First and foremost, Southeast Asia has grown fast over the past few decades, doubling in population since the 1970s due to a rapid decline in mortality. The region is now home to 600 million people - more than either the European Union or North America. The sheer size of the population has led to greater and greater resource needs to feed, clothe, and power everyone.
But more importantly, not only has the population grown, they’ve become middle-class. According to Nielsen, the number of Southeast Asians living in the middle class is expected to more than double from 190 million in 2012 to 400 million by 2020. The middle class in almost any country around the world is the key driver of domestic consumption and subsequently resource demands. Middle class families eat more meat, which requires more water to produce than vegetables, and they use more electricity as they buy more electronics, install air conditioning, and build larger homes.
The combination of a growing population and an increasingly middle-class population in Southeast Asia has led to greater resource demands across the region, and in turn a greater reliance on the Mekong River Basin’s bounty. For countries like Vietnam, whose electricity consumption is expected to triple from 2011 to 2020, exploiting the river basin’s hydroelectric potential is crucial to their continued economic development.
The greater demands on the Mekong have important feedback effects that often require trade-offs between resources. The biggest challenge for the basin is the effect of upstream damming and hydroelectric production on downstream ecological systems.
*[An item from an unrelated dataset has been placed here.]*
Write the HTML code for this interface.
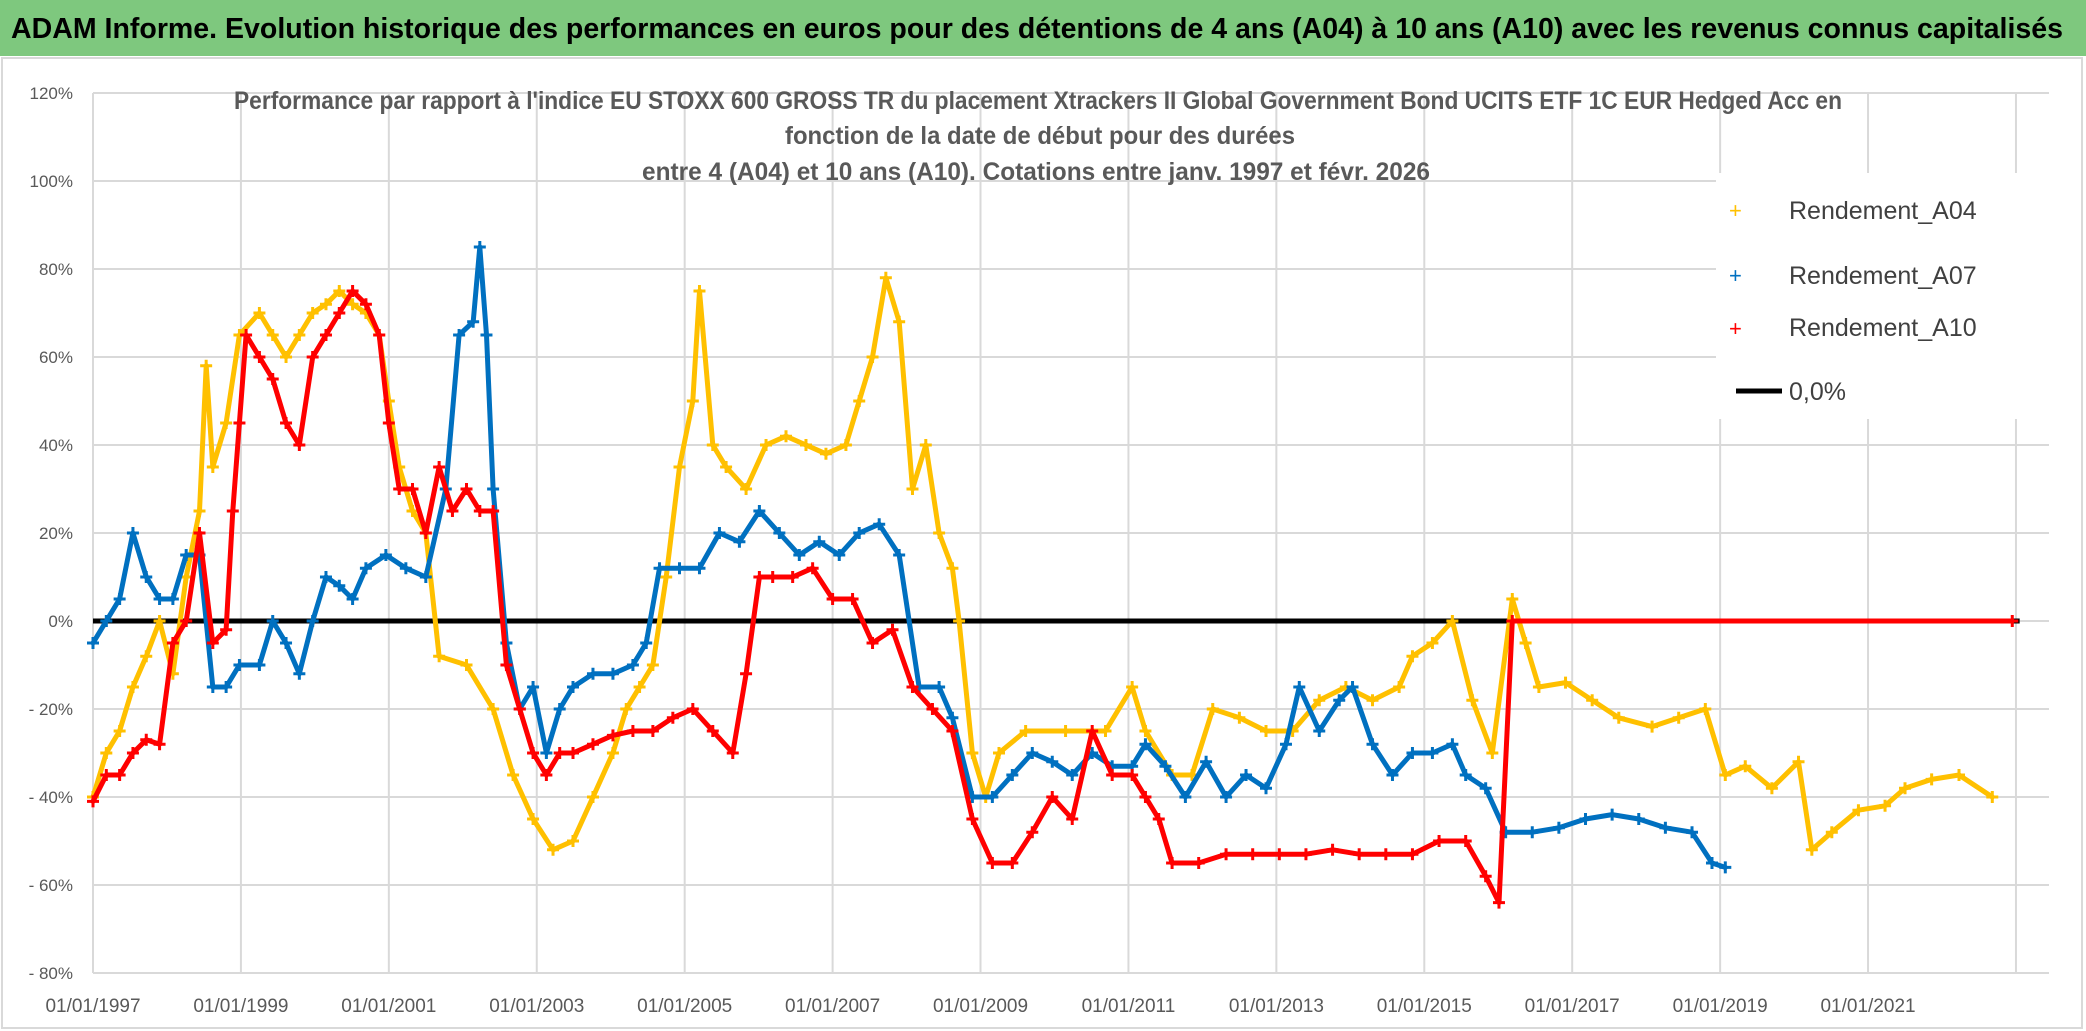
<!DOCTYPE html>
<html><head><meta charset="utf-8"><style>
html,body{margin:0;padding:0;background:#fff}
svg{display:block}
text{font-family:"Liberation Sans",sans-serif}
</style></head><body>
<svg id="chart" width="2086" height="1031" viewBox="0 0 2086 1031" xmlns="http://www.w3.org/2000/svg">
<rect x="0" y="0" width="2086" height="1031" fill="#fff"/>
<rect x="0" y="0" width="2086" height="56" fill="#7ec87e"/>
<text x="11" y="38" font-size="29" font-weight="bold" fill="#000" textLength="2052" lengthAdjust="spacingAndGlyphs">ADAM Informe. Evolution historique des performances en euros pour des détentions de 4 ans (A04) à 10 ans (A10) avec les revenus connus capitalisés</text>
<rect x="2" y="58" width="2080" height="970" fill="none" stroke="#d9d9d9" stroke-width="2"/>
<g id="grid"></g>
<g id="axes"></g>
<text x="1038" y="109" font-size="25" font-weight="bold" fill="#595959" text-anchor="middle" textLength="1608" lengthAdjust="spacingAndGlyphs">Performance par rapport à l'indice EU STOXX 600 GROSS TR  du placement Xtrackers II Global Government Bond UCITS ETF 1C EUR Hedged Acc en</text>
<text x="1040" y="144" font-size="25" font-weight="bold" fill="#595959" text-anchor="middle" textLength="510" lengthAdjust="spacingAndGlyphs">fonction de la date de début pour des durées</text>
<text x="1036" y="180" font-size="25" font-weight="bold" fill="#595959" text-anchor="middle" textLength="788" lengthAdjust="spacingAndGlyphs">entre 4 (A04) et 10 ans (A10). Cotations entre janv. 1997 et févr. 2026</text>
<g id="series"></g>
<g>
<rect x="1716" y="173" width="333" height="246" fill="#fff"/>
<text x="1729" y="218" font-size="22" fill="#ffc000">+</text>
<text x="1789" y="219" font-size="25" fill="#404040">Rendement_A04</text>
<text x="1729" y="283" font-size="22" fill="#0070c0">+</text>
<text x="1789" y="284" font-size="25" fill="#404040">Rendement_A07</text>
<text x="1729" y="336" font-size="22" fill="#ff0000">+</text>
<text x="1789" y="336" font-size="25" fill="#404040">Rendement_A10</text>
<line x1="1736" y1="391" x2="1782" y2="391" stroke="#000" stroke-width="5"/>
<text x="1789" y="400" font-size="25" fill="#404040">0,0%</text>
</g>
</svg>
<script>
const yTicks=[120,100,80,60,40,20,0,-20,-40,-60,-80];
const yTickLabels=["120%","100%","80%","60%","40%","20%","0%","- 20%","- 40%","- 60%","- 80%"];
const xTicks=[1997,1999,2001,2003,2005,2007,2009,2011,2013,2015,2017,2019,2021];
const xTickLabels=["01/01/1997","01/01/1999","01/01/2001","01/01/2003","01/01/2005","01/01/2007","01/01/2009","01/01/2011","01/01/2013","01/01/2015","01/01/2017","01/01/2019","01/01/2021"];
const a04Dates=[1997.0,1997.18,1997.36,1997.54,1997.72,1997.9,1998.08,1998.26,1998.44,1998.53,1998.62,1998.8,1998.98,1999.25,1999.43,1999.61,1999.79,1999.97,2000.15,2000.33,2000.51,2000.69,2000.87,2001.0,2001.14,2001.32,2001.5,2001.68,2002.05,2002.41,2002.68,2002.95,2003.22,2003.49,2003.76,2004.03,2004.21,2004.39,2004.57,2004.75,2004.93,2005.11,2005.2,2005.38,2005.56,2005.83,2006.1,2006.37,2006.64,2006.91,2007.18,2007.36,2007.54,2007.72,2007.9,2008.08,2008.26,2008.44,2008.62,2008.71,2008.89,2009.07,2009.25,2009.61,2010.15,2010.69,2011.05,2011.23,2011.59,2011.86,2012.14,2012.5,2012.86,2013.22,2013.58,2013.94,2014.3,2014.66,2014.84,2015.11,2015.38,2015.65,2015.92,2016.19,2016.37,2016.55,2016.91,2017.27,2017.63,2018.08,2018.44,2018.8,2019.07,2019.34,2019.7,2020.06,2020.24,2020.51,2020.87,2021.23,2021.5,2021.86,2022.23,2022.68];
const a04Values=[-40,-30,-25,-15,-8,0,-12,10,25,58,35,45,65,70,65,60,65,70,72,75,72,70,65,50,35,25,20,-8,-10,-20,-35,-45,-52,-50,-40,-30,-20,-15,-10,10,35,50,75,40,35,30,40,42,40,38,40,50,60,78,68,30,40,20,12,0,-30,-40,-30,-25,-25,-25,-15,-25,-35,-35,-20,-22,-25,-25,-18,-15,-18,-15,-8,-5,0,-18,-30,5,-5,-15,-14,-18,-22,-24,-22,-20,-35,-33,-38,-32,-52,-48,-43,-42,-38,-36,-35,-40];
const a07Dates=[1997.0,1997.18,1997.36,1997.54,1997.72,1997.9,1998.08,1998.26,1998.44,1998.62,1998.8,1998.98,1999.25,1999.43,1999.61,1999.79,1999.97,2000.15,2000.33,2000.51,2000.69,2000.96,2001.23,2001.5,2001.77,2001.95,2002.14,2002.23,2002.32,2002.41,2002.59,2002.77,2002.95,2003.13,2003.31,2003.49,2003.76,2004.03,2004.3,2004.48,2004.66,2004.93,2005.2,2005.47,2005.74,2006.01,2006.28,2006.55,2006.82,2007.09,2007.36,2007.63,2007.9,2008.17,2008.44,2008.62,2008.89,2009.16,2009.43,2009.7,2009.97,2010.24,2010.51,2010.78,2011.05,2011.23,2011.5,2011.77,2012.05,2012.32,2012.59,2012.86,2013.13,2013.31,2013.58,2013.85,2014.03,2014.3,2014.57,2014.84,2015.11,2015.38,2015.56,2015.83,2016.1,2016.46,2016.82,2017.18,2017.54,2017.9,2018.26,2018.62,2018.89,2019.07];
const a07Values=[-5,0,5,20,10,5,5,15,15,-15,-15,-10,-10,0,-5,-12,0,10,8,5,12,15,12,10,30,65,68,85,65,30,-5,-20,-15,-30,-20,-15,-12,-12,-10,-5,12,12,12,20,18,25,20,15,18,15,20,22,15,-15,-15,-22,-40,-40,-35,-30,-32,-35,-30,-33,-33,-28,-33,-40,-32,-40,-35,-38,-28,-15,-25,-18,-15,-28,-35,-30,-30,-28,-35,-38,-48,-48,-47,-45,-44,-45,-47,-48,-55,-56];
const a10Dates=[1997.0,1997.18,1997.36,1997.54,1997.72,1997.9,1998.08,1998.26,1998.44,1998.62,1998.8,1998.89,1998.98,1999.07,1999.25,1999.43,1999.61,1999.79,1999.97,2000.15,2000.33,2000.51,2000.69,2000.87,2001.0,2001.14,2001.32,2001.5,2001.68,2001.86,2002.05,2002.23,2002.41,2002.59,2002.77,2002.95,2003.13,2003.31,2003.49,2003.76,2004.03,2004.3,2004.57,2004.84,2005.11,2005.38,2005.65,2005.83,2006.01,2006.19,2006.46,2006.73,2007.0,2007.27,2007.54,2007.81,2008.08,2008.35,2008.62,2008.89,2009.16,2009.43,2009.7,2009.97,2010.24,2010.51,2010.78,2011.05,2011.23,2011.41,2011.59,2011.95,2012.32,2012.68,2013.04,2013.4,2013.76,2014.12,2014.48,2014.84,2015.2,2015.56,2015.83,2016.01,2016.19,2022.95];
const a10Values=[-41,-35,-35,-30,-27,-28,-5,0,20,-5,-2,25,45,65,60,55,45,40,60,65,70,75,72,65,45,30,30,20,35,25,30,25,25,-10,-20,-30,-35,-30,-30,-28,-26,-25,-25,-22,-20,-25,-30,-12,10,10,10,12,5,5,-5,-2,-15,-20,-25,-45,-55,-55,-48,-40,-45,-25,-35,-35,-40,-45,-55,-55,-53,-53,-53,-53,-52,-53,-53,-53,-50,-50,-58,-64,0,0];

const NS="http://www.w3.org/2000/svg";
const X0=93, PX_PER_YEAR=73.96, Y0=621, PX_PER_PCT=4.4;
function xScale(year){return X0+(year-1997)*PX_PER_YEAR;}
function yScale(v){return Y0-v*PX_PER_PCT;}
function mk(tag,attrs,parent){const e=document.createElementNS(NS,tag);for(const k in attrs)e.setAttribute(k,attrs[k]);parent.appendChild(e);return e;}

const grid=document.getElementById('grid'), axes=document.getElementById('axes'), series=document.getElementById('series');
yTicks.forEach((v,i)=>{
  const l=mk('line',{x1:X0,x2:2049,y1:yScale(v),y2:yScale(v),stroke:'#d9d9d9','stroke-width':2},grid);
  
  
  const t=mk('text',{x:73,y:yScale(v)+6,'font-size':17,fill:'#595959','text-anchor':'end'},axes);
  t.textContent=yTickLabels[i];
  
  
});
xTicks.concat([2023]).forEach((yr)=>{
  const l=mk('line',{x1:xScale(yr),x2:xScale(yr),y1:yScale(120),y2:yScale(-80),stroke:'#d9d9d9','stroke-width':2},grid);
  
  
});
xTicks.forEach((yr,i)=>{
  const t=mk('text',{x:xScale(yr),y:1012,'font-size':19,fill:'#595959','text-anchor':'middle'},axes);
  t.textContent=xTickLabels[i];
  
  
});
const zl=mk('line',{x1:X0,x2:xScale(2023.05),y1:yScale(0),y2:yScale(0),stroke:'#000','stroke-width':5},series);



function drawSeries(dates,vals,color,name){
  const g=mk('g',{},series);
  
  
  const pts=dates.map((d,i)=>xScale(d).toFixed(1)+','+yScale(vals[i]).toFixed(1)).join(' ');
  const pl=mk('polyline',{points:pts,fill:'none',stroke:color,'stroke-width':5,'stroke-linejoin':'round','stroke-linecap':'round'},g);
  
  
  dates.forEach((d,i)=>{
    const x=xScale(d),y=yScale(vals[i]);
    const p=mk('path',{d:`M${x-6},${y}H${x+6}M${x},${y-6}V${y+6}`,stroke:color,'stroke-width':3},g);
    
    
  });
}
drawSeries(a04Dates,a04Values,'#ffc000','series-a04');
drawSeries(a07Dates,a07Values,'#0070c0','series-a07');
drawSeries(a10Dates,a10Values,'#ff0000','series-a10');
</script>
</body></html>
The reduction of river flow by upstream dams can both increase water salinity and reduce the amount of silt making its way down the river to replenish the nutrients of the soil, both of which hurt agricultural production and fishery health. The reduction of silt flowing down to delta cities also exacerbates coastal erosion, as the soil that washes away into the sea isn’t sufficiently replaced by the river.
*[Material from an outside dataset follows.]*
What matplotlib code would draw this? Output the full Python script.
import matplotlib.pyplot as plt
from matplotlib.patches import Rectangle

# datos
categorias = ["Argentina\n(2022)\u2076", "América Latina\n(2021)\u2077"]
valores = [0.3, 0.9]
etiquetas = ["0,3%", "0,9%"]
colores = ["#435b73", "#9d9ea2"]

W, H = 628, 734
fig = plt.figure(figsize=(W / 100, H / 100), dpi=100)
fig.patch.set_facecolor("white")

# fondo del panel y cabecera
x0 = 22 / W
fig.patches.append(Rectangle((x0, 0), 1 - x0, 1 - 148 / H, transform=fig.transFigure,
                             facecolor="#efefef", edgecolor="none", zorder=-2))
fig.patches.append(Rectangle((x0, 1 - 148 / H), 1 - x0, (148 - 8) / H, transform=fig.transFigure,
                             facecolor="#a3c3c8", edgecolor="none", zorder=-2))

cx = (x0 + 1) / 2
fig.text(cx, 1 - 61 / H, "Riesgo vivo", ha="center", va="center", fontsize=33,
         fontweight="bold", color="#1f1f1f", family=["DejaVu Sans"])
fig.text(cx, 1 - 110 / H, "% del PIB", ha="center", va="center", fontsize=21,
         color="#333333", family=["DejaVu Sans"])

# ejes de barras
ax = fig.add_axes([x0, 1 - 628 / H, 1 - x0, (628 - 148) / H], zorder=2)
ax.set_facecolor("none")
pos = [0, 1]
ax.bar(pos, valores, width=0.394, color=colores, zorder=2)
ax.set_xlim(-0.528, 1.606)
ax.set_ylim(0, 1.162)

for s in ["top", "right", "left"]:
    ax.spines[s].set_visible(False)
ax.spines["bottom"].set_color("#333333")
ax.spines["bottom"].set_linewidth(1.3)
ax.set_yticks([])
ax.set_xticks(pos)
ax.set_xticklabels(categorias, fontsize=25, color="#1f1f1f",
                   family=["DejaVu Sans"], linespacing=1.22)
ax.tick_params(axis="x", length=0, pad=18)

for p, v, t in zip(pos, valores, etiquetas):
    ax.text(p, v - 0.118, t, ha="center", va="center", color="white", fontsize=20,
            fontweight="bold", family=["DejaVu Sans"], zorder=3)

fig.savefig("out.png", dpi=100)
These feedback effects aren’t always immediately obvious, and the consequences often take place far from the cause. For instance, hydroelectric dams built along the Kong River in Vietnam end up reducing river flow to the Mekong and in turn hurting fishing production in the Tonlé Sap, a freshwater lake in Cambodia that yields 300,000 tons of fish per year.
As demands increase on the basin and these feedback loops begin to multiply, cooperation between the basin’s six countries will be crucial. One point of tension will be between the needs of the three more economically-developed countries - China, Thailand, and Vietnam - and the three less economically-developed countries - Myanmar, Laos, and Cambodia. China, Thailand, and Vietnam face rapidly increasing energy demands and urban populations, and thus want to use the Mekong’s water for electricity and industrial production. Meanwhile, Myanmar, Laos, and Cambodia’s economies are still heavily dependent on agriculture and food production, and thus want to use the Mekong’s water for irrigation, rice fields, and fishery health.
There’s no right answer for how best to use the Mekong’s waters or how to judge whether electricity in southern China or rice production in Laos is more important. Even well-engineered and well-negotiated solutions are likely result in higher electricity prices, less access to drinking water, or greater coastal erosion. If these tradeoffs can’t be managed well, tensions between the basin’s six countries are bound to increase.
The Mekong River Commission, established by the 1995 Mekong Agreement, has done its best to keep adjudicate between differing resource demands and ensure the sustainable use of the river, but its job will only get harder as the countries continue to grow, develop, and demand more. For a region that is just beginning to reach its human, social, and economic potential, future progress will still depend heavily on the health of the powerful river that runs through it.